Programmable Logic Controllers (PLC)
Every aspect of industry - from power generation to automobile painting to food packaging - uses programmable controllers to expand and enhance production. In this book, you will learn about all aspects of these powerful and versatile tools. This article will introduce you to the basics of programmable controllers - from their operation to their vast range of applications. In it, we will give you an inside look at the design philosophy behind their creation, along with a brief history of their evolution. We will also compare programmable controllers to other types of controls to highlight the benefits and drawbacks of each, as well as pinpoint situations where PLCs work best.
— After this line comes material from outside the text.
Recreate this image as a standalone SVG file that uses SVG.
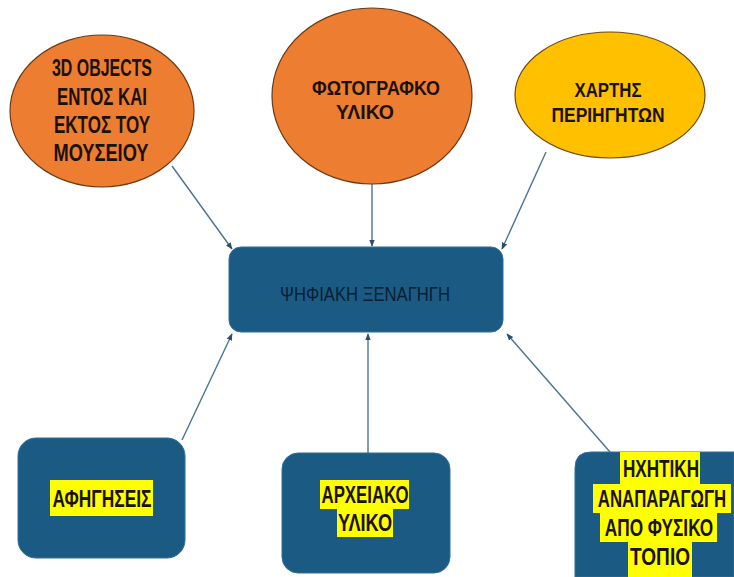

When you finish this chapter, you will understand the fundamentals of programmable controllers and be ready to explore the number systems associated with them.
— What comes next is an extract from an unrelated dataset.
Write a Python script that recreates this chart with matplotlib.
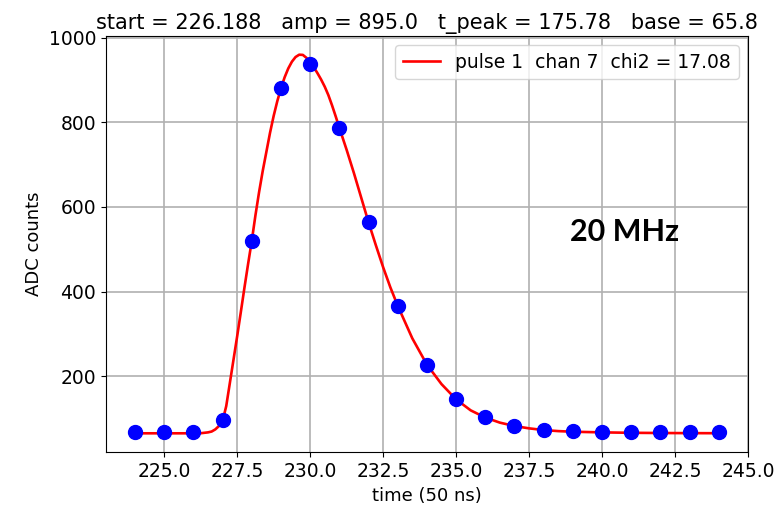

Programmable logic controllers, also called programmable controllers or PLCs, are solid-state members of the computer family, using integrated circuits instead of electromechanical devices to implement control functions. They are capable of storing instructions, such as sequencing, timing, counting, arithmetic, data manipulation, and communication, to control industrial machines and processes. Figure below illustrates a conceptual diagram of a PLC application.
PLC conceptual application diagram
Programmable controllers have many definitions. However, PLCs can be thought of in simple terms as industrial computers with specially designed architecture in both their central units (the PLC itself) and their interfacing circuitry to field devices (input/output connections to the real world).
Control engineering has evolved over time. In the past humans were the main method for controlling a system. More recently electricity has been used for control and early electrical control was based on relays. These relays allow power to be switched on and off without a mechanical switch. It is common to use relays to make simple logical control decisions. The development of low cost computer has brought the most recent revolution, the Programmable Logic Controller (PLC). The advent of the PLC began in the 1970s, and has become the most common choice for manufacturing controls.
PLCs have been gaining popularity on the factory floor and will probably remain predominant for some time to come. Most of this is because of the advantages they offer.
• Cost effective for controlling complex systems.
• Flexible and can be reapplied to control other systems quickly and easily.
• Computational abilities allow more sophisticated control.
• Trouble shooting aids make programming easier and reduce downtime.
• Reliable components make these likely to operate for years before failure.